Despite this, Havens-Hafer said the reading levels vary by grade level. While kindergarteners do not have much to compare to, later elementary school grade levels show how these gaps in their early literacy curriculum follow them throughout their education.
“The gaps are so big nationally, in Georgia and here, but we’re not too far off, which is the good news as far as where we’re at,” Havens-Hafer said. “Obviously, we want to improve every area. And I think this is why Georgia has become so intent on making sure that this new bill is enacted in every district.”
Changes Ahead
Spencer said her student’s confidence with reading has significantly grown, especially among those in special education or multi-tiered support systems, compared to previous years because the new curriculum addresses phonological gaps head on. The curriculum also makes an effort to keep struggling students in the classroom, rather than pulling them out for extra assistance, according to Havens-Hafer. Keeping all students in the classroom allows them to read the same material, rather than labeling them as a particular reading level, according to Spencer.
“Now, they all have copies of these larger print books — they’re not labeled or put into a box of what their reading level is,” Spencer said. “With this new curriculum, it’s all based on their phonological skills and where they have phonological gaps instead — addressing those head on and not necessarily limiting them to a specific grade level of reading.”
Mumbi Anderson, the CCSD Board of Education president, has a son in kindergarten who is currently learning how to read from this new curriculum. She says he was sounding things out every day, even though he’d been in school for about four months.
Still, this new curriculum uses the scripted style of teaching, which received some pushback. Scripted curriculum requires every teacher to follow a universal script, instead of allowing them to plan lessons. Emily Casey, a senior elementary education major at the University of Georgia who was placed in Oglethorpe Avenue Elementary School for the fall 2023 semester, said it’s hard to have a scripted curriculum that “fits for every student in the classroom.”

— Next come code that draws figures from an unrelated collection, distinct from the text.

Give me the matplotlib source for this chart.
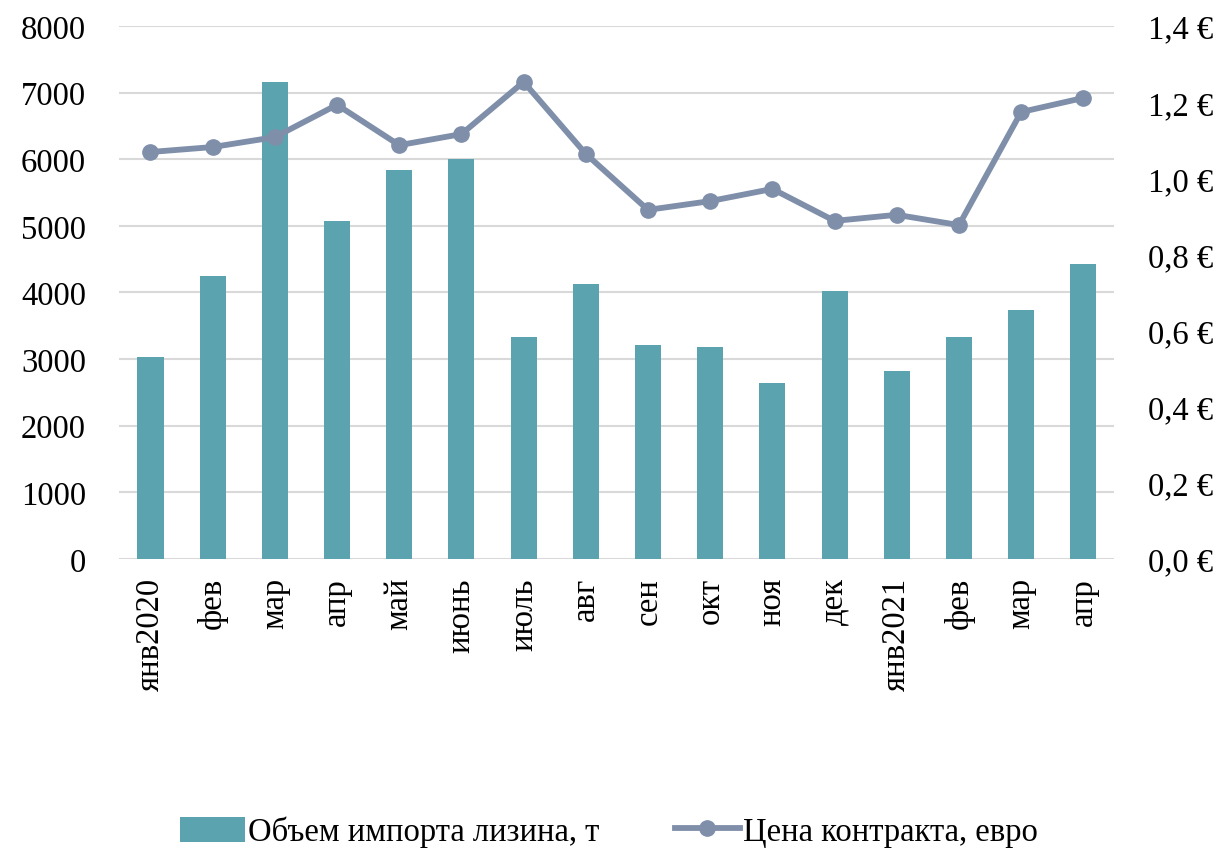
import numpy as np
import matplotlib
matplotlib.use('Agg')
import matplotlib.pyplot as plt
from matplotlib.ticker import FuncFormatter

plt.rcParams['font.family'] = ['Liberation Serif', 'DejaVu Serif']

months = ['янв2020', 'фев', 'мар', 'апр', 'май', 'июнь', 'июль', 'авг',
          'сен', 'окт', 'ноя', 'дек', 'янв2021', 'фев', 'мар', 'апр']
volume = [3030, 4250, 7160, 5075, 5840, 6005, 3335, 4130,
          3210, 3185, 2645, 4025, 2825, 3335, 3740, 4430]
price = [1.069, 1.082, 1.108, 1.193, 1.087, 1.116, 1.253, 1.064,
         0.917, 0.940, 0.972, 0.888, 0.904, 0.877, 1.174, 1.211]

BAR_C = '#5BA3AE'
LINE_C = '#7F8FAA'
FS = 23.5

fig = plt.figure(figsize=(12.18, 8.54), dpi=100)
ax = fig.add_axes([0.098, 0.3443, 0.817, 0.6241])
x = np.arange(len(months))

b = ax.bar(x, volume, width=0.42, color=BAR_C, zorder=3)
ax.set_ylim(0, 8000)
ax.set_yticks(range(0, 8001, 1000))
ax.set_xlim(-0.5, len(months) - 0.5)
ax.grid(axis='y', color='#D9D9D9', linewidth=1.5, zorder=0)
for s in ax.spines.values():
    s.set_visible(False)
ax.tick_params(length=0, labelsize=FS)
ax.tick_params(axis='y', pad=24)
ax.set_xticks(x)
ax.set_xticklabels(months, rotation=90, fontsize=FS)
ax.tick_params(axis='x', pad=13)

ax2 = ax.twinx()
l, = ax2.plot(x, price, color=LINE_C, lw=4.2, marker='o', ms=11, zorder=4)
ax2.set_ylim(0, 1.4)
ax2.set_yticks(np.arange(0, 1.41, 0.2))
ax2.yaxis.set_major_formatter(FuncFormatter(lambda v, p: f'{v:.1f} €'.replace('.', ',')))
for s in ax2.spines.values():
    s.set_visible(False)
ax2.tick_params(length=0, labelsize=FS, pad=24)

fig.legend([b, l], ['Объем импорта лизина, т', 'Цена контракта, евро'],
           loc='center', bbox_to_anchor=(0.5, 0.025), ncol=2, frameon=False,
           fontsize=FS, handlelength=2.0, handleheight=0.8,
           handletextpad=0.1, columnspacing=2.3)

fig.savefig('out.png', dpi=100)
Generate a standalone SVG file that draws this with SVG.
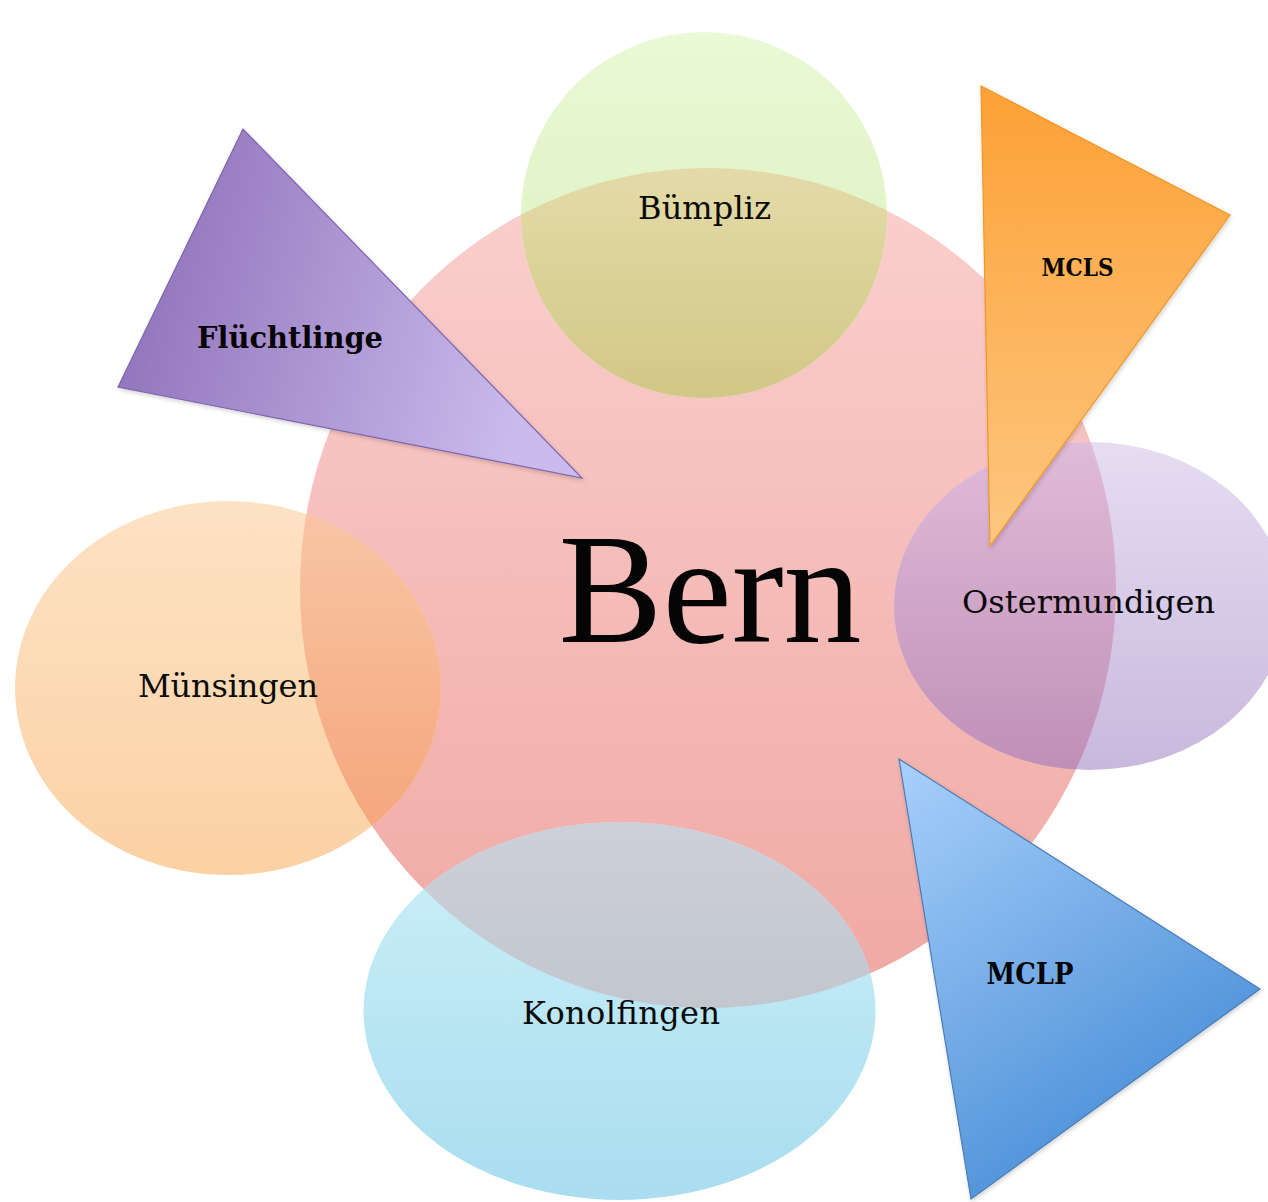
<svg xmlns="http://www.w3.org/2000/svg" width="1268" height="1202" viewBox="0 0 1268 1202">
  <defs>
    <style>
      .lbl { font-family: "DejaVu Serif", "Liberation Serif", serif; font-size: 32px; fill: #0a0a0a; text-anchor: middle; }
      .lbl-b { font-family: "DejaVu Serif", "Liberation Serif", serif; font-weight: bold; fill: #050505; text-anchor: middle; }
      .title { font-family: "Liberation Serif", "DejaVu Serif", serif; font-size: 156px; fill: #050505; text-anchor: middle; }
      .tri { stroke-width: 1.2; stroke-linejoin: miter; filter: url(#shadow); }
    </style>

    <filter id="shadow" x="-10%" y="-10%" width="130%" height="130%">
      <feDropShadow dx="1" dy="2" stdDeviation="2" flood-color="#000" flood-opacity="0.18"/>
    </filter>

    <clipPath id="bernClip">
      <ellipse cx="708" cy="588" rx="408" ry="420"/>
    </clipPath>

    <!-- plain fills -->
    <linearGradient id="gBern" x1="0" y1="0" x2="0" y2="1">
      <stop offset="0" stop-color="#fad0ce"/>
      <stop offset="1" stop-color="#f0a8a3"/>
    </linearGradient>
    <linearGradient id="gGreen" x1="0" y1="0" x2="0" y2="1">
      <stop offset="0" stop-color="#eaf9d6"/>
      <stop offset="1" stop-color="#d9efba"/>
    </linearGradient>
    <linearGradient id="gLilac" x1="0" y1="0" x2="0" y2="1">
      <stop offset="0" stop-color="#e6ddf2"/>
      <stop offset="1" stop-color="#c9b8dd"/>
    </linearGradient>
    <linearGradient id="gPeach" x1="0" y1="0" x2="0" y2="1">
      <stop offset="0" stop-color="#fde2c4"/>
      <stop offset="1" stop-color="#fbd1a4"/>
    </linearGradient>
    <linearGradient id="gCyan" x1="0" y1="0" x2="0" y2="1">
      <stop offset="0" stop-color="#cdf0f8"/>
      <stop offset="1" stop-color="#a9ddef"/>
    </linearGradient>

    <!-- fills where a satellite lies over the Bern disc -->
    <linearGradient id="oGreen" x1="0" y1="0" x2="0" y2="1">
      <stop offset="0" stop-color="#eee5bd"/>
      <stop offset="1" stop-color="#d1c886"/>
    </linearGradient>
    <linearGradient id="oLilac" x1="0" y1="0" x2="0" y2="1">
      <stop offset="0" stop-color="#e0bcd8"/>
      <stop offset="1" stop-color="#c08fb8"/>
    </linearGradient>
    <linearGradient id="oPeach" x1="0" y1="0" x2="0" y2="1">
      <stop offset="0" stop-color="#f8c6a6"/>
      <stop offset="1" stop-color="#f5a276"/>
    </linearGradient>
    <linearGradient id="oCyan" x1="0" y1="0" x2="0" y2="1">
      <stop offset="0" stop-color="#cdd0d8"/>
      <stop offset="1" stop-color="#b6bcc6"/>
    </linearGradient>

    <!-- triangle fills -->
    <linearGradient id="tPurple" x1="0" y1="0" x2="1" y2="0.2">
      <stop offset="0" stop-color="#8a6bb6"/>
      <stop offset="1" stop-color="#cbbbec"/>
    </linearGradient>
    <linearGradient id="tOrange" x1="0" y1="0" x2="0" y2="1">
      <stop offset="0" stop-color="#fda136"/>
      <stop offset="1" stop-color="#fdc781"/>
    </linearGradient>
    <linearGradient id="tBlue" x1="0" y1="0" x2="0.55" y2="1">
      <stop offset="0" stop-color="#a8d0fb"/>
      <stop offset="1" stop-color="#478cd6"/>
    </linearGradient>
  </defs>

  <rect width="1268" height="1202" fill="#ffffff"/>

  <g id="node-bern">
    <ellipse cx="708" cy="588" rx="408" ry="420" fill="url(#gBern)"/>
    <text class="title" x="710" y="642">Bern</text>
  </g>

  <g id="node-buempliz">
    <circle cx="704" cy="215" r="183" fill="url(#gGreen)"/>
    <circle cx="704" cy="215" r="183" fill="url(#oGreen)" clip-path="url(#bernClip)"/>
    <text class="lbl" x="704.5" y="219" textLength="133">Bümpliz</text>
  </g>

  <g id="node-ostermundigen">
    <ellipse cx="1090" cy="606" rx="196" ry="164" fill="url(#gLilac)"/>
    <ellipse cx="1090" cy="606" rx="196" ry="164" fill="url(#oLilac)" clip-path="url(#bernClip)"/>
    <text class="lbl" x="1088.5" y="613" textLength="253">Ostermundigen</text>
  </g>

  <g id="node-muensingen">
    <ellipse cx="228" cy="688" rx="213" ry="187" fill="url(#gPeach)"/>
    <ellipse cx="228" cy="688" rx="213" ry="187" fill="url(#oPeach)" clip-path="url(#bernClip)"/>
    <text class="lbl" x="228" y="697" textLength="180">Münsingen</text>
  </g>

  <g id="node-konolfingen">
    <ellipse cx="619.5" cy="1011" rx="256" ry="189" fill="url(#gCyan)"/>
    <ellipse cx="619.5" cy="1011" rx="256" ry="189" fill="url(#oCyan)" clip-path="url(#bernClip)"/>
    <text class="lbl" x="621" y="1024" textLength="198">Konolfingen</text>
  </g>

  <g id="node-fluechtlinge">
    <polygon class="tri" points="243,129 118,387 582,478" fill="url(#tPurple)" stroke="#7d64ad"/>
    <text class="lbl-b" x="290" y="348" font-size="29" textLength="186" lengthAdjust="spacingAndGlyphs">Flüchtlinge</text>
  </g>

  <g id="node-mcls">
    <polygon class="tri" points="981,86 1230,215 990,546" fill="url(#tOrange)" stroke="#f29628"/>
    <text class="lbl-b" x="1077.5" y="276" font-size="25" textLength="72" lengthAdjust="spacingAndGlyphs">MCLS</text>
  </g>

  <g id="node-mclp">
    <polygon class="tri" points="899,759 1260,989 971,1199" fill="url(#tBlue)" stroke="#4a7cb8"/>
    <text class="lbl-b" x="1030" y="984" font-size="29" textLength="87" lengthAdjust="spacingAndGlyphs">MCLP</text>
  </g>

  <g id="connectors"/>
</svg>
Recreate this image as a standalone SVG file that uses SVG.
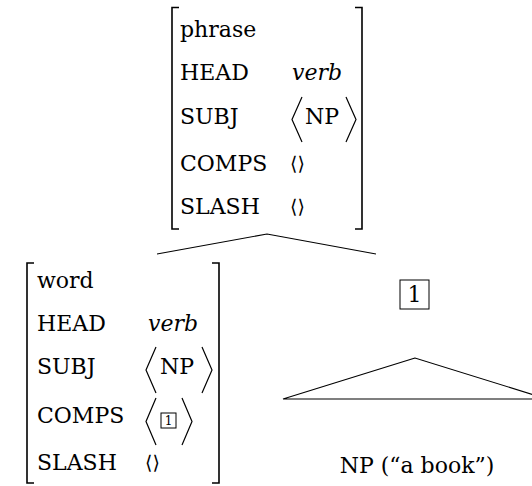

“I think teachers need a little bit more of a say on what fits the dynamic of their classroom,” Casey said. “But also, students don’t have any say, and I think that’s struggling with literacy because they’re not interested in reading the book that the script has for them.”
While Casey said she is fine with scripted curriculum, she also hopes schools give time to move away from it, too. She suggested offering half of class time for students to pick what they want to read, which might help improve their motivation toward reading as well.
Additionally, Casey emphasized the importance of physical books. In Spencer’s classroom, she flips through pages and reads along with her students. Even though she understands the importance of physically touching the text, she also knows the students need to be trained online because that’s how their end-of-year tests are given.
The excitement surrounding reading has persisted in Spencer’s classroom. She said the new literacy curriculum allowed her students to explore topics more in-depth. Her students traveled to the Georgia Aquarium in the fall 2023 semester when they were going through their “under the sea” module.
Now, they’re learning about immigration.
As long as the literacy curriculum aligns with the Georgia Early Literacy Act and is approved by the state, each district can have their own say, according to Havens-Hafer. What worked in CCSD may not in other districts. She says that she was not part of the conversation when CCSD chose this curriculum — but she understands why they did.
“As far as moving forward, after everyone gets comfortable with it, we’ll see how that goes,” Havens-Hafer said. “If you start cutting corners, it may happen again … you’ll see in the data. That’s what I always say, follow the numbers.”
Libby Hobbs is a junior majoring in journalism.